Each line from the top of the listing through the one holding "arr.map((v, i) => (v" should be restated word for word, with nothing added and no pictures.

[BEGIN Collected material]

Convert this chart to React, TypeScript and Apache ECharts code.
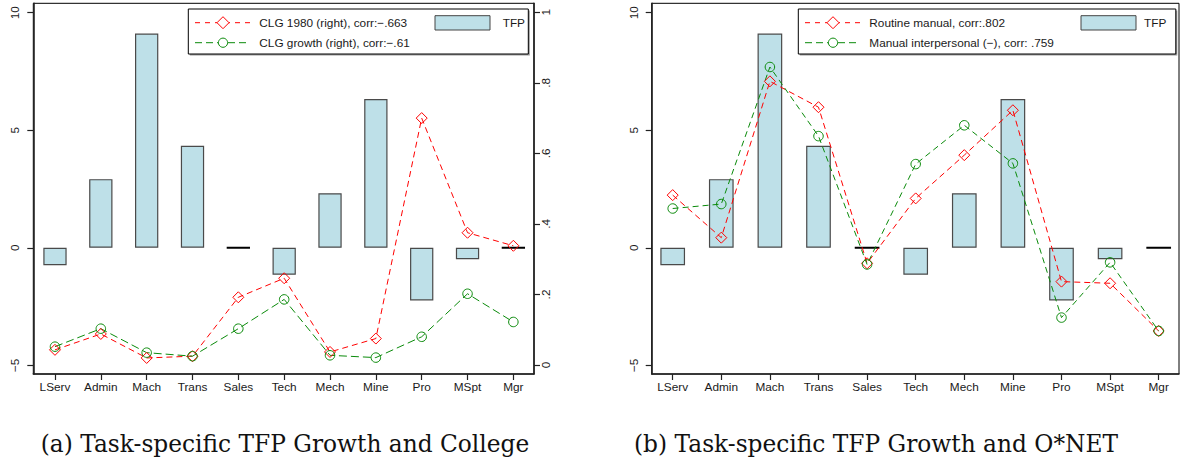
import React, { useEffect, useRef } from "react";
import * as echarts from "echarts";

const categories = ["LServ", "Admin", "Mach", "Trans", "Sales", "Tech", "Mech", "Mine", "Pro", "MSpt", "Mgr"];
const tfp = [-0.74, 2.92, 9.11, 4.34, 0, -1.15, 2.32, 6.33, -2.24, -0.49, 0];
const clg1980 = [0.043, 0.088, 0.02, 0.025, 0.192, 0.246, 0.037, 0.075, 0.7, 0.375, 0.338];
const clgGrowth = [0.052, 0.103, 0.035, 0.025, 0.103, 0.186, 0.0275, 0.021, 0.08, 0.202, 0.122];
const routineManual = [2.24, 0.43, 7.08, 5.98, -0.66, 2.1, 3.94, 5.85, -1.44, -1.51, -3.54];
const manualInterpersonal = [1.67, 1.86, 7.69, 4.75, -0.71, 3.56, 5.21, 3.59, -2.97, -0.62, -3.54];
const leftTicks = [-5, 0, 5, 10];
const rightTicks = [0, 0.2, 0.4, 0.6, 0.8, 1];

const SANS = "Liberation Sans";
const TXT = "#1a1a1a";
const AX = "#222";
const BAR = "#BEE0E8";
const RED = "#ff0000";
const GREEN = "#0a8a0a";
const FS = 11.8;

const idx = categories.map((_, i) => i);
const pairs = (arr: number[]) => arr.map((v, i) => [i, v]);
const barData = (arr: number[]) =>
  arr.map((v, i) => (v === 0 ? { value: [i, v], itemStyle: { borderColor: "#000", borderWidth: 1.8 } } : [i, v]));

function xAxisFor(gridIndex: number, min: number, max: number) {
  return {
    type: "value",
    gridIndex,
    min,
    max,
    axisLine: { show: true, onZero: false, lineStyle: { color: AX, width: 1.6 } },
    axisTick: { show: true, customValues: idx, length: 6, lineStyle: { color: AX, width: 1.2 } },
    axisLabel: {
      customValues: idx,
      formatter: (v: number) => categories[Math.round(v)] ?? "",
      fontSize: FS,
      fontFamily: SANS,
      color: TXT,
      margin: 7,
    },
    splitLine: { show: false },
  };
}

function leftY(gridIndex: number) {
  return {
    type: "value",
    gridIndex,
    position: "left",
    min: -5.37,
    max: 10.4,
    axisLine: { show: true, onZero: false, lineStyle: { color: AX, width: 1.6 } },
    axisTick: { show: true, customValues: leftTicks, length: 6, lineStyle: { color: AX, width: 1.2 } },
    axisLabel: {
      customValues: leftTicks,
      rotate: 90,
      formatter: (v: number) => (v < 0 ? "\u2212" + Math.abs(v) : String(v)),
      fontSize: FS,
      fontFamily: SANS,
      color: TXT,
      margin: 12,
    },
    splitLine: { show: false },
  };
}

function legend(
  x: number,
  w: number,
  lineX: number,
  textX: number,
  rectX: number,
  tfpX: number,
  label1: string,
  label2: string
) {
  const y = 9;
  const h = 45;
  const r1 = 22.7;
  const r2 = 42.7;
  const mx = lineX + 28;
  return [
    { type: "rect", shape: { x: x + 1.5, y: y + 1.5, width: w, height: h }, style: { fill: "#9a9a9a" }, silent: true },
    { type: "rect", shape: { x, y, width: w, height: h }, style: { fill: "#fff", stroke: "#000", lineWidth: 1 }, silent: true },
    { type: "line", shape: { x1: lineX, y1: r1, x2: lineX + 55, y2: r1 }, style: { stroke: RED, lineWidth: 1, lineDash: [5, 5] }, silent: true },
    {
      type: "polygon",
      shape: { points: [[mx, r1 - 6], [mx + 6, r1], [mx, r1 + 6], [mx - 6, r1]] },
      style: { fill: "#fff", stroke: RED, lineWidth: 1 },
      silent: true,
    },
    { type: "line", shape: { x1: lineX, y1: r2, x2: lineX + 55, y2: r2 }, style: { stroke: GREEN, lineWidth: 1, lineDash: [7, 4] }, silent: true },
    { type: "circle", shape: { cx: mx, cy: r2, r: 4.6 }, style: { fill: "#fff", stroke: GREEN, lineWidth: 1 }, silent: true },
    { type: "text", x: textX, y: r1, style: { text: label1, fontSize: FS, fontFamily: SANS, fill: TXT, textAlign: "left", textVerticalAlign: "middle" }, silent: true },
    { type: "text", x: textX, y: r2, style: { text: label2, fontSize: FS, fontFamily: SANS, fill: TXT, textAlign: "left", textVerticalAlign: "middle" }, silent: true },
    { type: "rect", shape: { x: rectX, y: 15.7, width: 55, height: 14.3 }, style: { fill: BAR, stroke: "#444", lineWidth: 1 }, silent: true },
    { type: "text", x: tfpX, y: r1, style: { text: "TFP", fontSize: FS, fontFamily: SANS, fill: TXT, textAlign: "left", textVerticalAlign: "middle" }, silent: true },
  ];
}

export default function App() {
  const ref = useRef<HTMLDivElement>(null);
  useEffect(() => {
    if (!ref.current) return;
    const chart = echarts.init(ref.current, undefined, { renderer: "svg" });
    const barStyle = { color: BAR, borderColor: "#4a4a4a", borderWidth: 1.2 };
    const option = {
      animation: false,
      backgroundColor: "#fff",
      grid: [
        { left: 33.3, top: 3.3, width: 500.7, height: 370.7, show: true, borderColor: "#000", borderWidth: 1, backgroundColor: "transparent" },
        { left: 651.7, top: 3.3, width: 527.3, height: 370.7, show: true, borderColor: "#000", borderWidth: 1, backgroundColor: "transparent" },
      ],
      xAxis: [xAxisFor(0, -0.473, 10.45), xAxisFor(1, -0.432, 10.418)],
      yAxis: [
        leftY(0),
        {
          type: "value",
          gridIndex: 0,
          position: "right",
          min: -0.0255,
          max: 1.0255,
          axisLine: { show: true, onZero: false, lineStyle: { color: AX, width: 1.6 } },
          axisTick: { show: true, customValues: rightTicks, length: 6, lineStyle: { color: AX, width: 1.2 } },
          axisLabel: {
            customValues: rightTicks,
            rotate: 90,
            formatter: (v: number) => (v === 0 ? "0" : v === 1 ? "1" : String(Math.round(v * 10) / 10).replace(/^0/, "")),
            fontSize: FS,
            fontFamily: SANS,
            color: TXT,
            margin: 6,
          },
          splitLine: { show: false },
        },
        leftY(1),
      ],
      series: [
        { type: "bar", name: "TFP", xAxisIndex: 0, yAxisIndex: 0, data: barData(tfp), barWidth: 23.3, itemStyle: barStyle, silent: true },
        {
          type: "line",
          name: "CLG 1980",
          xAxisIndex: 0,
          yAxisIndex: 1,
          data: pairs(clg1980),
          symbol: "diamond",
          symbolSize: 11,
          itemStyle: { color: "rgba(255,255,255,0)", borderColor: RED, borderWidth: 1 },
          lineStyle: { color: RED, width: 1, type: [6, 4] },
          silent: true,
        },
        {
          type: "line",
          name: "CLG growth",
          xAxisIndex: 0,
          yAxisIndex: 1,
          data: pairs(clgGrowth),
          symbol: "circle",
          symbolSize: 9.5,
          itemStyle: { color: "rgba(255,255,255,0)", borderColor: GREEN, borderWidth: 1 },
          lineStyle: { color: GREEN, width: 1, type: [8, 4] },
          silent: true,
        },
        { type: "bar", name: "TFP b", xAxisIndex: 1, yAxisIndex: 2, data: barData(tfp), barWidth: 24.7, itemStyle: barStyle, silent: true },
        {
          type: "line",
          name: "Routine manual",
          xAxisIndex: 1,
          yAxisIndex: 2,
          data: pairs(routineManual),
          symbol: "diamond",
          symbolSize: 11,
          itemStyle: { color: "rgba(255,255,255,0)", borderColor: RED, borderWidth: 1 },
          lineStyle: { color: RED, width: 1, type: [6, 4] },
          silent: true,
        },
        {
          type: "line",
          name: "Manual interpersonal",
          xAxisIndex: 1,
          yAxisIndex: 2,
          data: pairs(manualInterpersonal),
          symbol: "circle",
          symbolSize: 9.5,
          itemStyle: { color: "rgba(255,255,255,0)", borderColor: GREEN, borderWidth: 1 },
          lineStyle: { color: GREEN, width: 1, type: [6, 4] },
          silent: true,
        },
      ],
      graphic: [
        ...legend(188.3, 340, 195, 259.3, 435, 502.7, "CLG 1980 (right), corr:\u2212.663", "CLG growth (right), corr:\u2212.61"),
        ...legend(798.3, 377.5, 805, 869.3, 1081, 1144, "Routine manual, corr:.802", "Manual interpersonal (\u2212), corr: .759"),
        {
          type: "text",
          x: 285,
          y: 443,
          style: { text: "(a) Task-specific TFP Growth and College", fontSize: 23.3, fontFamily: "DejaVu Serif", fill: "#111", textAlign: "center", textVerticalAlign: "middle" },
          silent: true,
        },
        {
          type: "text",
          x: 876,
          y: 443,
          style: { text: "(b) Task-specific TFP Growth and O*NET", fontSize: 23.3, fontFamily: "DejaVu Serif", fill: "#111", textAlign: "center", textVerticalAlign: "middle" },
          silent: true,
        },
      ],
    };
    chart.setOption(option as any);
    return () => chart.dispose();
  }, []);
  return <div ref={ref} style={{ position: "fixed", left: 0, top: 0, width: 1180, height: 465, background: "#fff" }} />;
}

[END Collected material]

Solution for this task
Convert this chart to React, TypeScript and Apache ECharts code.
import React, { useEffect, useRef } from "react";
import * as echarts from "echarts";

const categories = ["LServ", "Admin", "Mach", "Trans", "Sales", "Tech", "Mech", "Mine", "Pro", "MSpt", "Mgr"];
const tfp = [-0.74, 2.92, 9.11, 4.34, 0, -1.15, 2.32, 6.33, -2.24, -0.49, 0];
const clg1980 = [0.043, 0.088, 0.02, 0.025, 0.192, 0.246, 0.037, 0.075, 0.7, 0.375, 0.338];
const clgGrowth = [0.052, 0.103, 0.035, 0.025, 0.103, 0.186, 0.0275, 0.021, 0.08, 0.202, 0.122];
const routineManual = [2.24, 0.43, 7.08, 5.98, -0.66, 2.1, 3.94, 5.85, -1.44, -1.51, -3.54];
const manualInterpersonal = [1.67, 1.86, 7.69, 4.75, -0.71, 3.56, 5.21, 3.59, -2.97, -0.62, -3.54];
const leftTicks = [-5, 0, 5, 10];
const rightTicks = [0, 0.2, 0.4, 0.6, 0.8, 1];

const SANS = "Liberation Sans";
const TXT = "#1a1a1a";
const AX = "#222";
const BAR = "#BEE0E8";
const RED = "#ff0000";
const GREEN = "#0a8a0a";
const FS = 11.8;

const idx = categories.map((_, i) => i);
const pairs = (arr: number[]) => arr.map((v, i) => [i, v]);
const barData = (arr: number[]) =>
  arr.map((v, i) => (v === 0 ? { value: [i, v], itemStyle: { borderColor: "#000", borderWidth: 1.8 } } : [i, v]));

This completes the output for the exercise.